Familiarity. Linux has a learning curve. The first few weeks involve looking things up. This is real and shouldn’t be minimized.
None of these tradeoffs are about privacy or security. They’re about workflow compatibility. If your use case fits Linux, the privacy and security arguments are overwhelming. If it doesn’t, they’re not a magic override.
Where to Start
If you want to try Linux without committing to it:
On a spare machine or VM: Install Ubuntu or Pop!_OS. Both have strong hardware support and are approachable for newcomers. Use it for a month alongside your main machine.
On a dedicated privacy machine: ParrotOS is worth looking at — it’s Debian-based, security-focused, and used extensively in the privacy and security community. Tails OS is purpose-built for anonymity if that’s your use case.
On a server or VPS: Linux is the only serious choice. Windows on a VPS is expensive, bloated, and introduces all the telemetry concerns on infrastructure you’re supposed to control. Every self-hosted privacy stack runs Linux.
The Honest Summary
Windows is a surveillance platform that also runs your applications. Microsoft’s business model requires data from you and the OS is engineered to collect it.
macOS is better — Apple’s business model is hardware sales, not behavioral advertising — but the architecture still involves Apple as an intermediary for software trust, app store oversight, and increasingly tight control over what can run on your machine.

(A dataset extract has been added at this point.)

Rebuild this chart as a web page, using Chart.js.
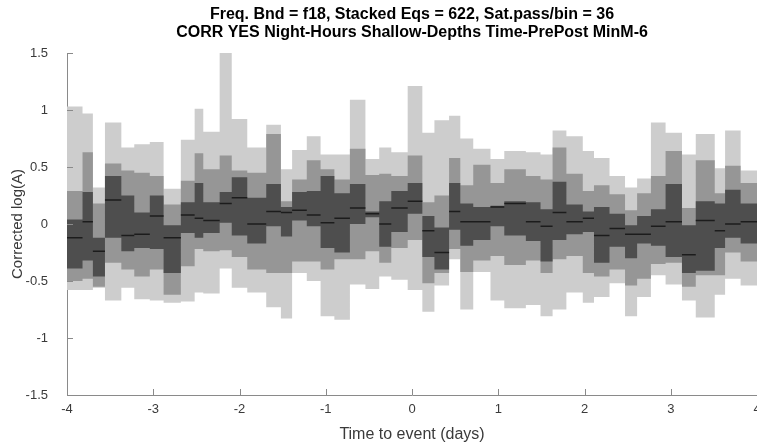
<!DOCTYPE html>
<html>
<head>
<meta charset="utf-8">
<script src="https://cdn.jsdelivr.net/npm/chart.js@4/dist/chart.umd.min.js"></script>
<style>
  html, body { margin: 0; padding: 0; background: #fff; }
  #wrap { width: 757px; height: 444px; }
</style>
</head>
<body>
<div id="wrap"><canvas id="des"></canvas></div>
<script>
// bin edges (days), 36 passes per bin -> uneven widths
var edges = [-4, -3.82, -3.70, -3.56, -3.37, -3.22, -3.04, -2.88, -2.68, -2.52, -2.42, -2.23, -2.09, -1.91, -1.69, -1.52,
  -1.39, -1.22, -1.06, -0.90, -0.72, -0.54, -0.38, -0.24, -0.05, 0.12, 0.26, 0.43, 0.56, 0.71, 0.91, 1.07,
  1.32, 1.49, 1.63, 1.79, 1.98, 2.11, 2.29, 2.47, 2.61, 2.77, 2.94, 3.13, 3.29, 3.51, 3.63, 3.81, 4];

var lightHi = [1.03, 0.97, 0.32, 0.89, 0.67, 0.70, 0.72, 0.31, 0.74, 1.01, 0.81, 1.5, 0.92, 0.67, 0.87, 0.48,
  0.65, 0.77, 0.61, 0.61, 1.09, 0.57, 0.67, 0.63, 1.21, 0.80, 0.91, 0.95, 0.75, 0.66, 0.57, 0.64,
  0.63, 0.61, 0.82, 0.77, 0.64, 0.58, 0.42, 0.32, 0.40, 0.89, 0.80, 0.61, 0.79, 0.49, 0.82, 0.47];
var midHi = [0.29, 0.63, 0.18, 0.53, 0.47, 0.45, 0.42, 0.17, 0.38, 0.62, 0.48, 0.60, 0.47, 0.45, 0.79, 0.20,
  0.39, 0.56, 0.48, 0.39, 0.66, 0.43, 0.44, 0.42, 0.60, 0.19, 0.25, 0.58, 0.34, 0.52, 0.36, 0.48,
  0.42, 0.39, 0.67, 0.44, 0.29, 0.34, 0.26, 0.12, 0.27, 0.42, 0.64, 0.14, 0.56, 0.27, 0.51, 0.36];
var darkHi = [0.04, 0.28, -0.12, 0.42, 0.25, 0.10, 0.25, -0.01, 0.19, 0.36, 0.19, 0.28, 0.41, 0.23, 0.35, 0.15,
  0.28, 0.29, 0.42, 0.27, 0.35, 0.11, 0.20, 0.29, 0.36, 0.07, -0.03, 0.36, 0.18, 0.15, 0.16, 0.20,
  0.19, 0.13, 0.37, 0.17, 0.11, 0.15, 0.09, -0.01, 0.07, 0.13, 0.35, -0.01, 0.20, 0.18, 0.30, 0.18];
var median = [-0.12, 0.02, -0.24, 0.21, -0.10, -0.09, 0.07, -0.12, 0.08, 0.05, 0.03, 0.18, 0.23, 0.00, 0.11, 0.10,
  0.12, 0.08, 0.01, 0.05, 0.14, 0.09, 0.00, 0.14, 0.20, -0.06, -0.25, 0.11, 0.02, 0.02, 0.15, 0.18,
  0.02, -0.02, 0.10, 0.02, 0.05, -0.10, -0.04, -0.09, -0.09, -0.02, 0.02, -0.27, 0.03, -0.06, 0.00, 0.02];
var darkLo = [-0.39, -0.32, -0.46, -0.12, -0.24, -0.21, -0.22, -0.43, -0.08, -0.12, -0.08, 0.01, -0.10, -0.17, -0.02, -0.11,
  0.03, -0.02, -0.21, -0.25, 0.00, 0.06, -0.20, -0.07, 0.09, -0.29, -0.40, -0.05, -0.19, -0.14, -0.02, -0.10,
  -0.15, -0.33, -0.14, -0.09, -0.07, -0.34, -0.20, -0.30, -0.17, -0.19, -0.29, -0.43, -0.41, -0.21, -0.12, -0.17];
var midLo = [-0.50, -0.48, -0.55, -0.34, -0.40, -0.46, -0.40, -0.62, -0.37, -0.22, -0.24, -0.23, -0.29, -0.40, -0.43, -0.43,
  -0.33, -0.33, -0.40, -0.31, -0.31, -0.24, -0.34, -0.21, -0.14, -0.52, -0.43, -0.22, -0.42, -0.32, -0.28, -0.36,
  -0.32, -0.43, -0.31, -0.28, -0.43, -0.46, -0.40, -0.54, -0.48, -0.35, -0.34, -0.55, -0.45, -0.45, -0.25, -0.33];
var lightLo = [-0.58, -0.58, -0.56, -0.67, -0.56, -0.66, -0.67, -0.69, -0.68, -0.60, -0.61, -0.39, -0.56, -0.60, -0.73, -0.83,
  -0.43, -0.50, -0.81, -0.84, -0.53, -0.57, -0.46, -0.49, -0.58, -0.77, -0.54, -0.31, -0.75, -0.42, -0.67, -0.74,
  -0.71, -0.81, -0.75, -0.60, -0.69, -0.64, -0.52, -0.81, -0.64, -0.45, -0.53, -0.67, -0.82, -0.62, -0.48, -0.54];

var xTicks = [-4, -3, -2, -1, 0, 1, 2, 3, 4];
var yTicks = [-1.5, -1, -0.5, 0, 0.5, 1, 1.5];

// step outline: value of bin i holds from edges[i] to edges[i+1]
function steps(arr) {
  return edges.map(function (x, i) {
    return { x: x, y: arr[Math.min(i, arr.length - 1)] };
  });
}
// median: one flat segment per bin, broken between bins
function medSegs() {
  var pts = [];
  median.forEach(function (m, i) {
    pts.push({ x: edges[i], y: m });
    pts.push({ x: edges[i + 1], y: m });
    pts.push({ x: edges[i + 1], y: null });
  });
  return pts;
}

function band(arr, color, fill, order) {
  return {
    data: steps(arr), stepped: true, fill: fill, order: order,
    backgroundColor: color, borderWidth: 0, pointRadius: 0
  };
}

// inward ticks like matlab
var inTicks = {
  id: 'inTicks',
  afterDraw: function (chart) {
    var c = chart.ctx, a = chart.chartArea;
    var sx = chart.scales.x, sy = chart.scales.y;
    c.save();
    c.strokeStyle = '#8a8a8a';
    c.lineWidth = 1;
    c.beginPath();
    xTicks.forEach(function (t) {
      var px = Math.round(sx.getPixelForValue(t)) + 0.5;
      c.moveTo(px, a.bottom); c.lineTo(px, a.bottom - 6);
    });
    yTicks.forEach(function (t) {
      var py = Math.round(sy.getPixelForValue(t)) + 0.5;
      c.moveTo(a.left, py); c.lineTo(a.left + 6, py);
    });
    c.stroke();
    c.restore();
  }
};

var ctx = document.querySelector('#des');
var chart = new Chart(ctx, {
  type: 'line',
  data: {
    datasets: [
      { data: medSegs(), order: 0, borderColor: '#1c1c1c', borderWidth: 1.5, pointRadius: 0, spanGaps: false, fill: false },
      band(darkHi, '#4e4e4e', '+1', 1),
      band(darkLo, '#4e4e4e', false, 1),
      band(midHi, '#969696', '+1', 2),
      band(midLo, '#969696', false, 2),
      band(lightHi, '#cdcdcd', '+1', 3),
      band(lightLo, '#cdcdcd', false, 3)
    ]
  },
  options: {
    responsive: true,
    maintainAspectRatio: false,
    animation: false,
    layout: { padding: { left: 0, right: -2, top: 0, bottom: 0 } },
    plugins: {
      legend: { display: false },
      tooltip: { enabled: false },
      title: {
        display: true,
        fullSize: false,
        text: ['Freq. Bnd = f18, Stacked Eqs = 622, Sat.pass/bin = 36',
               'CORR YES Night-Hours Shallow-Depths Time-PrePost MinM-6'],
        color: '#000',
        font: { family: 'Liberation Sans', size: 16, weight: 'bold', lineHeight: '18px' },
        padding: { top: 6, bottom: 11 }
      }
    },
    scales: {
      x: {
        type: 'linear', min: -4, max: 4,
        afterFit: function (s) { s.height = 49; s.paddingLeft = 0; s.paddingRight = 0; },
        afterBuildTicks: function (s) { s.ticks = xTicks.map(function (v) { return { value: v }; }); },
        grid: { drawOnChartArea: false, drawTicks: false },
        border: { color: '#8a8a8a', width: 1 },
        ticks: { color: '#3a3a3a', padding: 7, maxRotation: 0, font: { family: 'Liberation Sans', size: 13 },
                 callback: function (v) { return String(v); } },
        title: { display: true, text: 'Time to event (days)', color: '#3a3a3a',
                 font: { family: 'Liberation Sans', size: 16 }, padding: { top: 3, bottom: 0 } }
      },
      y: {
        min: -1.5, max: 1.5,
        afterFit: function (s) { s.width = 67; },
        afterBuildTicks: function (s) { s.ticks = yTicks.map(function (v) { return { value: v }; }); },
        grid: { drawOnChartArea: false, drawTicks: false },
        border: { color: '#8a8a8a', width: 1 },
        ticks: { color: '#3a3a3a', padding: 19, font: { family: 'Liberation Sans', size: 13 },
                 callback: function (v) { return String(v); } },
        title: { display: true, text: 'Corrected log(A)', color: '#3a3a3a',
                 font: { family: 'Liberation Sans', size: 15 }, padding: { top: 9, bottom: 0 } }
      }
    }
  },
  plugins: [inTicks]
});
</script>
</body>
</html>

Linux is software that runs your computer for you without an agenda. It’s not perfect. It has a learning curve. It doesn’t run every application. But it’s the only mainstream operating system where you are actually the user, not the product.
For a server: there’s no argument. Linux, full stop.
For a desktop: evaluate your workflow honestly. If Linux fits, the privacy gains are substantial and immediate. If it doesn’t fit yet, use macOS over Windows, and use Linux on a secondary machine until you’re ready.
The direction is clear. The timeline is yours to set.